Set the time axis to a reasonable value using the Horizontal SCALE control. This is shown on screen as the white Time value and represents the horizontal time per division.
The correct value depends entirely on the circuit under test. E.g. for audio signals in the 1KHz range, a good value would be 1 ms/div to capture one oscillation cycle per division. Or for an SPI bus at 1MHz, that same scale might show entire data packets, but 1 usec/div would show individual clock cycles.
Zero the horizontal position using the Horizontal POSITION knob. This will leave the trigger point, marked with an orange T, in the middle of the screen, showing a little of the signal before and after the trigger event.
Identify the physical locations of the signals of interest in your circuit.
Identify locations in the circuit you can ground the scope using one or both probe alligator ground clips. You may need to use an extension wire if it is not conveniently close to the points of measurement. Attach the ground clips.
Make sure the Run Control RUN/STOP button is glowing green. If it is red, press it once to toggle. (If it stays red, the scope trigger settings may be in single-sweep mode instead of auto or normal.)
Touch the CH1 probe to the signal point. For wires, components, and DIP leads it is usually possible to clip the probe tip in place. For circuit traces and surface-mount devices it is necessary to hand-hold it. Please take care not to short out any adjacent signals in the process.
If no trace at all is shown, you may need to adjust the trigger. Pressing Trigger 50% may set a workable mid-range value. Otherwise turning the Trigger LEVEL knob may allow you to find a voltage point within your signal which produces a reasonable trace.
If that fails, you might check that your vertical settings are correct for your actual signal. The scope can plot the trace off-screen if the gain or offset place it out of range.
If that fails, you may need to review all other settings. Keep experimenting until you see something.
Next Steps¶
These scopes offer a wealth of other features. Once you master the basics of showing a signal, you might consult the manual to attempt the following:
Making an onscreen numerical voltage measurement.
Measuring frequency of a periodic signal.
Observing two signals at once.
Usin one signal to trigger measurement of another.

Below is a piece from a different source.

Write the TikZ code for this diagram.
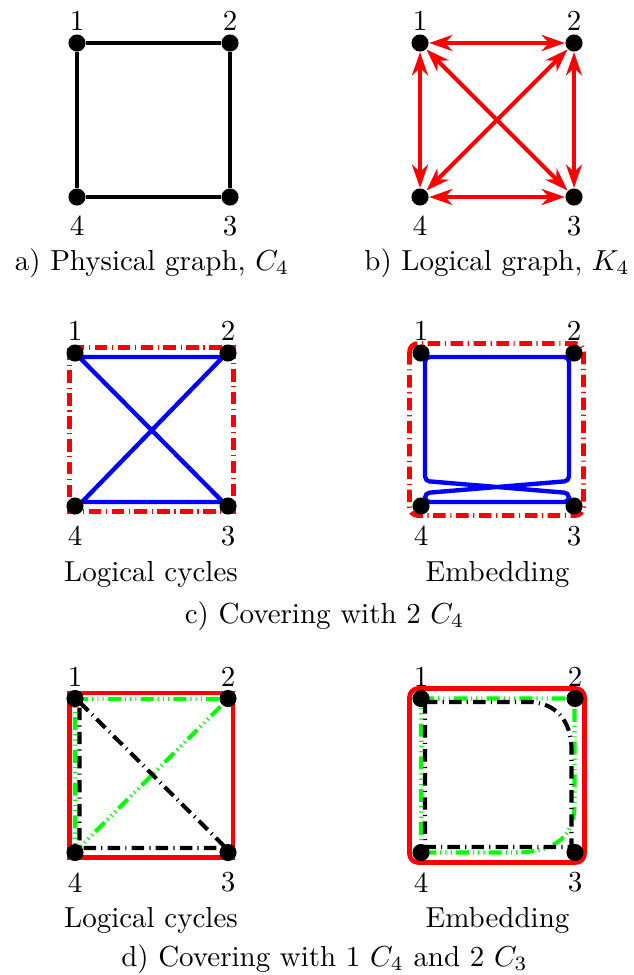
\documentclass[tikz,border=0pt]{standalone}
\usetikzlibrary{arrows.meta}
\begin{document}
\begin{tikzpicture}[x=0.345pt,y=-0.345pt,
  dot/.style={circle,fill=black,inner sep=0pt,minimum size=5.9pt},
  lab/.style={inner sep=0pt},
  captext/.style={inner sep=0pt,anchor=base},
  blackedge/.style={black,line width=1.2pt},
  redarrow/.style={red,line width=1.4pt,{Stealth[length=8pt,width=5.5pt,inset=2.5pt]}-{Stealth[length=8pt,width=5.5pt,inset=2.5pt]}},
  blueline/.style={blue,line width=1.5pt,line join=round},
  rdd/.style={red,line width=1.7pt,dash pattern=on 4.3pt off 1.6pt on 0.4pt off 1.6pt},
  redsolid/.style={red,line width=1.6pt},
  gdd/.style={green,line width=1.4pt,dash pattern=on 4.5pt off 1.4pt on 0.4pt off 1.4pt on 0.4pt off 1.4pt on 0.4pt off 1.4pt},
  kdd/.style={black,line width=1.4pt,dash pattern=on 4.3pt off 1.8pt on 0.4pt off 1.8pt}]
\useasboundingbox (0,0) rectangle (634,975);

% ---------- panel a ----------
\node[dot] (A1) at (77,43) {};
\node[dot] (A2) at (230,43) {};
\node[dot] (A3) at (230,197) {};
\node[dot] (A4) at (77,197) {};
\draw[blackedge] (A1) -- (A2) -- (A3) -- (A4) -- (A1);
\node[lab] (la1) at (77,20.5) {1};
\node[lab] (la2) at (230,20.5) {2};
\node[lab] (la3) at (230,226) {3};
\node[lab] (la4) at (77,226) {4};
\node[captext] (capa) at (152,270) {a) Physical graph, $C_4$};

% ---------- panel b ----------
\node[dot] (B1) at (420,43) {};
\node[dot] (B2) at (574,43) {};
\node[dot] (B3) at (574,197) {};
\node[dot] (B4) at (420,197) {};
\draw[redarrow] (B1) -- (B2);
\draw[redarrow] (B2) -- (B3);
\draw[redarrow] (B3) -- (B4);
\draw[redarrow] (B4) -- (B1);
\draw[redarrow] (B1) -- (B3);
\draw[redarrow] (B2) -- (B4);
\node[lab] (lb1) at (420,20.5) {1};
\node[lab] (lb2) at (574,20.5) {2};
\node[lab] (lb3) at (574,226) {3};
\node[lab] (lb4) at (420,226) {4};
\node[captext] (capb) at (497,270) {b) Logical graph, $K_4$};

% ---------- panel c left ----------
\draw[rdd] (69.5,347.5) rectangle (233.5,511.5);
\draw[blueline] (79,357) -- (223,357) -- (82,502) -- (223,502) -- cycle;
\node[dot] (C1) at (75,353) {};
\node[dot] (C2) at (228,353) {};
\node[dot] (C3) at (228,506) {};
\node[dot] (C4) at (75,506) {};
\node[lab] (lc1) at (75,330.5) {1};
\node[lab] (lc2) at (228,330.5) {2};
\node[lab] (lc3) at (228,536) {3};
\node[lab] (lc4) at (75,536) {4};
\node[captext] (capcl) at (151,581) {Logical cycles};

% ---------- panel c right ----------
\draw[rdd,rounded corners=3pt] (409.5,343.5) rectangle (583.5,515.5);
\draw[blueline,rounded corners=1.6pt] (425,420) -- (425,481) -- (569,493) -- (569,502) -- (425,502) -- (425,493) -- (569,481) -- (569,357) -- (425,357) -- cycle;
\node[dot] (E1) at (421,353) {};
\node[dot] (E2) at (574,353) {};
\node[dot] (E3) at (574,506) {};
\node[dot] (E4) at (421,506) {};
\node[lab] (le1) at (421,330.5) {1};
\node[lab] (le2) at (574,330.5) {2};
\node[lab] (le3) at (574,536) {3};
\node[lab] (le4) at (421,536) {4};
\node[captext] (capcr) at (497.5,581) {Embedding};
\node[captext] (capc) at (324.5,623) {c) Covering with 2 $C_4$};

% ---------- panel d left ----------
\draw[redsolid] (69.5,693) rectangle (233,857.5);
\draw[gdd] (75,699) -- (228,699) -- (75,852) -- cycle;
\draw[kdd] (79.5,702) -- (226,848) -- (79.5,848) -- cycle;
\node[dot] (D1) at (75,698.5) {};
\node[dot] (D2) at (228,698.5) {};
\node[dot] (D3) at (228,852.5) {};
\node[dot] (D4) at (75,852.5) {};
\node[lab] (ld1) at (75,677) {1};
\node[lab] (ld2) at (228,677) {2};
\node[lab] (ld3) at (228,882.5) {3};
\node[lab] (ld4) at (75,882.5) {4};
\node[captext] (capdl) at (151,927) {Logical cycles};

% ---------- panel d right ----------
\draw[redsolid,rounded corners=3pt] (409.5,688.5) rectangle (584.5,862.5);
\draw[gdd] (421,698.5) -- (574.5,698.5) -- (574.5,805) .. controls (574.5,840) and (550,852.5) .. (515,852.5) -- (421,852.5) -- cycle;
\draw[kdd] (425,702) -- (528,702) .. controls (555,702) and (571.5,720) .. (571.5,750) -- (571.5,847) -- (425,847) -- cycle;
\node[dot] (F1) at (421,698.5) {};
\node[dot] (F2) at (575,698.5) {};
\node[dot] (F3) at (575,852.5) {};
\node[dot] (F4) at (421,852.5) {};
\node[lab] (lf1) at (421,677) {1};
\node[lab] (lf2) at (575,677) {2};
\node[lab] (lf3) at (575,882.5) {3};
\node[lab] (lf4) at (421,882.5) {4};
\node[captext] (capdr) at (497.5,927) {Embedding};
\node[captext] (capd) at (324.5,966.5) {d) Covering with 1 $C_4$ and 2 $C_3$};
\end{tikzpicture}
\end{document}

Using a variable holdoff to show sparser cycles of a highly variable periodic signal.
Using a delayed sweep to show one signal at two different time scales.
Saving a trace to a file on a USB stick.
Glossary¶
- oscilloscope
A electronic test instrument which plots voltage as a function of time. Frequently shortened to ‘scope’.
- digital scope
A digital scope is essentially a computer which uses a digital-to-analog converter to measure a voltage by sampling it over time, then plots the result on a display. These can also perform a number of measurements on the data, including frequency, period, limits, and averages.
- probe
A hand-held instrument for connecting an electrical signal to the scope. Our probes have a yellow 1X/10X attenuation switch and terminate in a female BNC connector which mates with the CH1 or CH2 connectors on the oscilloscope.
In general, we recommend using the 1X setting to minimize confusion, unless signals greater than 100V need to be measured. The 10X attentuation will switch in a voltage divider to reduce the signal actually reaching the oscilloscope input.
- trace
The line plotted for each signal. On the Rigol, this is by default drawn in yellow.
The name stems from analog oscilloscopes which use a cathode-ray vacuum tube as the display; the trace is literally the visible path of a beam of electrons sweeping across the display. A digital scope retains the term although the mechanism is entirely different.
- channel
An independent analog input amplifier. Our oscilloscopes are two-channel, so two signals may be simultaneously connected and plotted.
- bandwidth
An analog measure of the frequency range for each channel amplifier. Bandwidth is conventionally specified as the -3dB (half-power) attenuation point, so signals at this frequency will be somewhat reduced, and the response will roll off rapidly at higher frequencies.
- sampling
The voltage measurement process which produces a digital (numeric) estimate of voltage at discrete points in time. The oscilloscope shares the sampler between the channels, so the reconstruction of the waveform depends upon a number of modes. E.g., the scope may alternate measurements between channels for nearly simultaneous measurement of two inputs. Or for periodic signals, it may scatter measurements over multiple signal cycles so the final displayed trace is a composite over multiple periods.
- sweep
One cycle of plotting trace(s) from left to right.
- vertical
The controls related to the vertical voltage dimension, primarily gain and offset.
- horizontal
The controls related to the horizontal time dimension, primarily the time scale. Note that our scope displays can range from as slow as 50 seconds/division (for long-term processes) to as fast as 2 nanoseconds/division.
- trigger
The controls related to positioning a trace horizontally, primarily trigger level. In many cases an oscilloscope is used to show a repetitive signal which is most easily viewed when successive plots show a similar phase of the signal. The basic edge trigger mechanism delays the start of a sweep until the input reaches a particular trigger level and direction (either rising or falling). This heuristic often allows beginning each sweep at the same signal phase, but can setting correctly can require user intervention. There are additional trigger methods for other kinds of signals.
- graticule
The grid of dotted lines shown in the display for estimating measurements.
- division
One grid unit, either vertical or horizontal. The Rigol scopes show eight divisions vertically and twelve divisions horizontally.